:: GOAL ::
Copy all lines that contain the word "with".

:: PROVIDED DATA ::
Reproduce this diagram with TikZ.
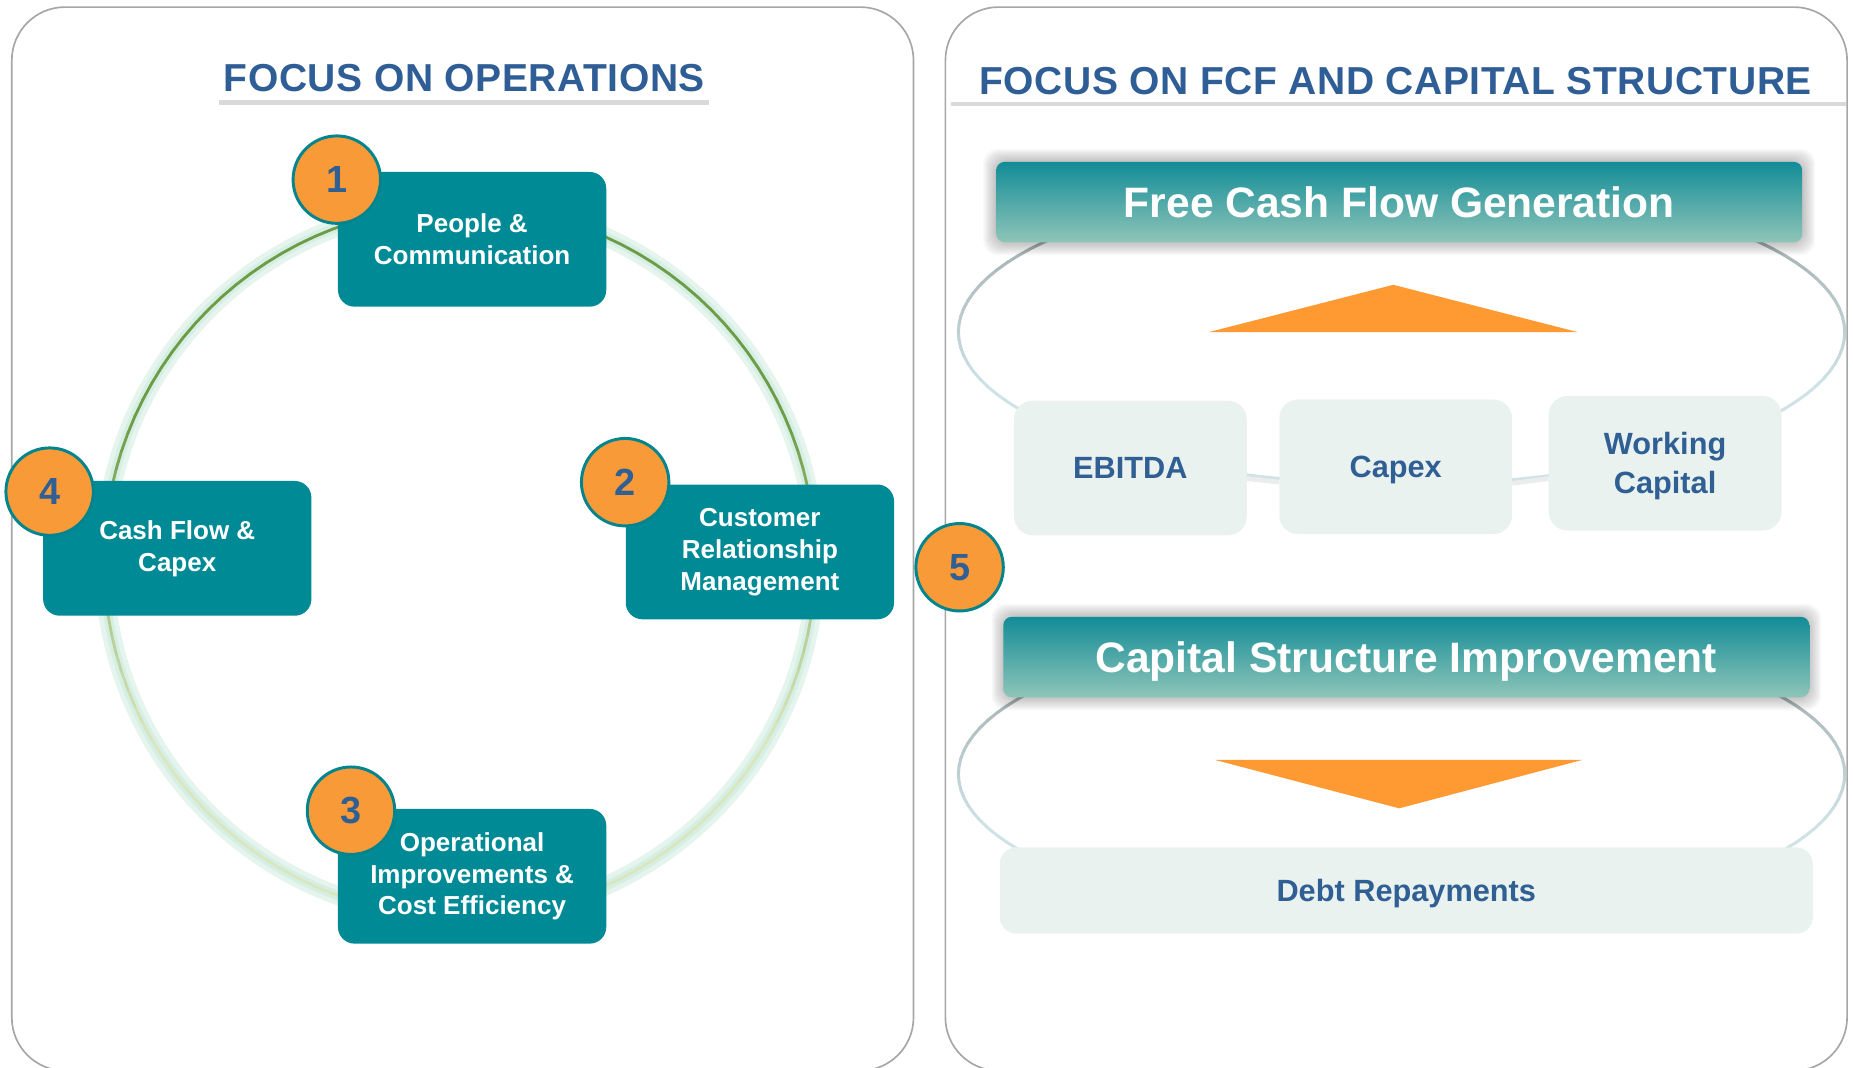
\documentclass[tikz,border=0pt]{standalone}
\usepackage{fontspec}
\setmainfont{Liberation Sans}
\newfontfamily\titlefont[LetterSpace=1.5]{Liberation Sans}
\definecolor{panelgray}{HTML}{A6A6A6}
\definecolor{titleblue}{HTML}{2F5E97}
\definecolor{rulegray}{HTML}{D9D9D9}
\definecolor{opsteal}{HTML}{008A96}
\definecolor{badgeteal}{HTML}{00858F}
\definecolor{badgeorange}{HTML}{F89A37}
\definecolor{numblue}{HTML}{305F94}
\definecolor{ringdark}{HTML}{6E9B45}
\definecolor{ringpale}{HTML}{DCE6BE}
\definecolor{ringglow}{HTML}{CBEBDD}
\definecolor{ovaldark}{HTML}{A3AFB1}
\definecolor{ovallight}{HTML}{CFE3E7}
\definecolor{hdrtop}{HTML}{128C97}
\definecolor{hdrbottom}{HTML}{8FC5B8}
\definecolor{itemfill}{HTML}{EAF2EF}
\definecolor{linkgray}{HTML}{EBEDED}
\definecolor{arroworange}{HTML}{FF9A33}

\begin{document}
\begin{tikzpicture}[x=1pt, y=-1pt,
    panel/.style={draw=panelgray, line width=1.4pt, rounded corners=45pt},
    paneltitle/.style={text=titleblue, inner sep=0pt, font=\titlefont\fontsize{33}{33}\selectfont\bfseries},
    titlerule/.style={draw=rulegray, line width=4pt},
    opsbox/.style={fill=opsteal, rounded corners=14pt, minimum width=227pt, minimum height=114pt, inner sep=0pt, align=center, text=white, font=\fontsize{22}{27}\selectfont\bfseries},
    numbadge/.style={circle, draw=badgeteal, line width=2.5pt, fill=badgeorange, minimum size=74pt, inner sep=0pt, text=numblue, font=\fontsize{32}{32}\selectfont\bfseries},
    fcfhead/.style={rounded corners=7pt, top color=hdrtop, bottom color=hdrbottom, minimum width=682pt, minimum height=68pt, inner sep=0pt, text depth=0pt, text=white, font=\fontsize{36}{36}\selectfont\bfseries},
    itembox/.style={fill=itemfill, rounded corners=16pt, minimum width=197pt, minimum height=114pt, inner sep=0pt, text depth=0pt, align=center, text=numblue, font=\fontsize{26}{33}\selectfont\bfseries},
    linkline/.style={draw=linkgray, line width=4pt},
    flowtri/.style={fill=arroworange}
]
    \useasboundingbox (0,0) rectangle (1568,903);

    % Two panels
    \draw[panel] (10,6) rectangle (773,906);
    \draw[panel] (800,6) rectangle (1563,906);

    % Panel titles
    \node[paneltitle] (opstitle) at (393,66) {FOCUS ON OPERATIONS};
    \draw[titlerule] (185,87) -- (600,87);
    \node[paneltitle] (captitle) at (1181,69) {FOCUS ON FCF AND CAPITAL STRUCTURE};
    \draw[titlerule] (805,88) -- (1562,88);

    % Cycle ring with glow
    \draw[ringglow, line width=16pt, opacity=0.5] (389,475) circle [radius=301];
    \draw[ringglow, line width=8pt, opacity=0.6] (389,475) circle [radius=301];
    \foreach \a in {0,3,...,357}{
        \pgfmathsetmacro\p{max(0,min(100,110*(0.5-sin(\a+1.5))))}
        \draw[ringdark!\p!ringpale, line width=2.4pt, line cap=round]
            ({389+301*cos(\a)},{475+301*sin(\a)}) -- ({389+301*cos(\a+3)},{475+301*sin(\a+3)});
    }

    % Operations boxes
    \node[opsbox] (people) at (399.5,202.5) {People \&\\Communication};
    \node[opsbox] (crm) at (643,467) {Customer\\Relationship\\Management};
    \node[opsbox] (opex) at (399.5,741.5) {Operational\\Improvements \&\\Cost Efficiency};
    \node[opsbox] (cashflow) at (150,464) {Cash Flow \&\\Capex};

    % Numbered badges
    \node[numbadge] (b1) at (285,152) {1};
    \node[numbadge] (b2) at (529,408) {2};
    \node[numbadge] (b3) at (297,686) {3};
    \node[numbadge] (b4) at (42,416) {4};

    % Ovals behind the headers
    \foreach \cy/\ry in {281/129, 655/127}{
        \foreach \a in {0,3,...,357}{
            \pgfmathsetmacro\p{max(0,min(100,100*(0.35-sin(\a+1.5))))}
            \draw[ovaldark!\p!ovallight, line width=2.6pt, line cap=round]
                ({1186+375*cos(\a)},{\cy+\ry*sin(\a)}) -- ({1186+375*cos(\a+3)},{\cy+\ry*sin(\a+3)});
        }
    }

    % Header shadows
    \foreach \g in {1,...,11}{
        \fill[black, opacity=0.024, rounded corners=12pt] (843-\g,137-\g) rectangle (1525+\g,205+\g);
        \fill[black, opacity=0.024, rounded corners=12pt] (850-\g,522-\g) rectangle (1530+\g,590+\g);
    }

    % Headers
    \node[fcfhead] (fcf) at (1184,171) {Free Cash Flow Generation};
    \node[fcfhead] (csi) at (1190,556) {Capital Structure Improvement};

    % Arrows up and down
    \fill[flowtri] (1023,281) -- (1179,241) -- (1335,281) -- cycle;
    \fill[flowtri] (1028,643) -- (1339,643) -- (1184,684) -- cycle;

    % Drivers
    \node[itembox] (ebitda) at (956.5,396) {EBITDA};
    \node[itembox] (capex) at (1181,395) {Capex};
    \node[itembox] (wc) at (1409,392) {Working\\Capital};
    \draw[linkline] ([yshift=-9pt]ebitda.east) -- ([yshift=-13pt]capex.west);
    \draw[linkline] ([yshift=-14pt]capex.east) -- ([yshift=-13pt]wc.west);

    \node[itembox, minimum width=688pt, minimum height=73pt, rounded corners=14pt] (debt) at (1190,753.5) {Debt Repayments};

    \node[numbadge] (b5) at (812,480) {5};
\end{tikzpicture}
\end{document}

:: RESPONSE ::
Reproduce this diagram with TikZ.
    % Cycle ring with glow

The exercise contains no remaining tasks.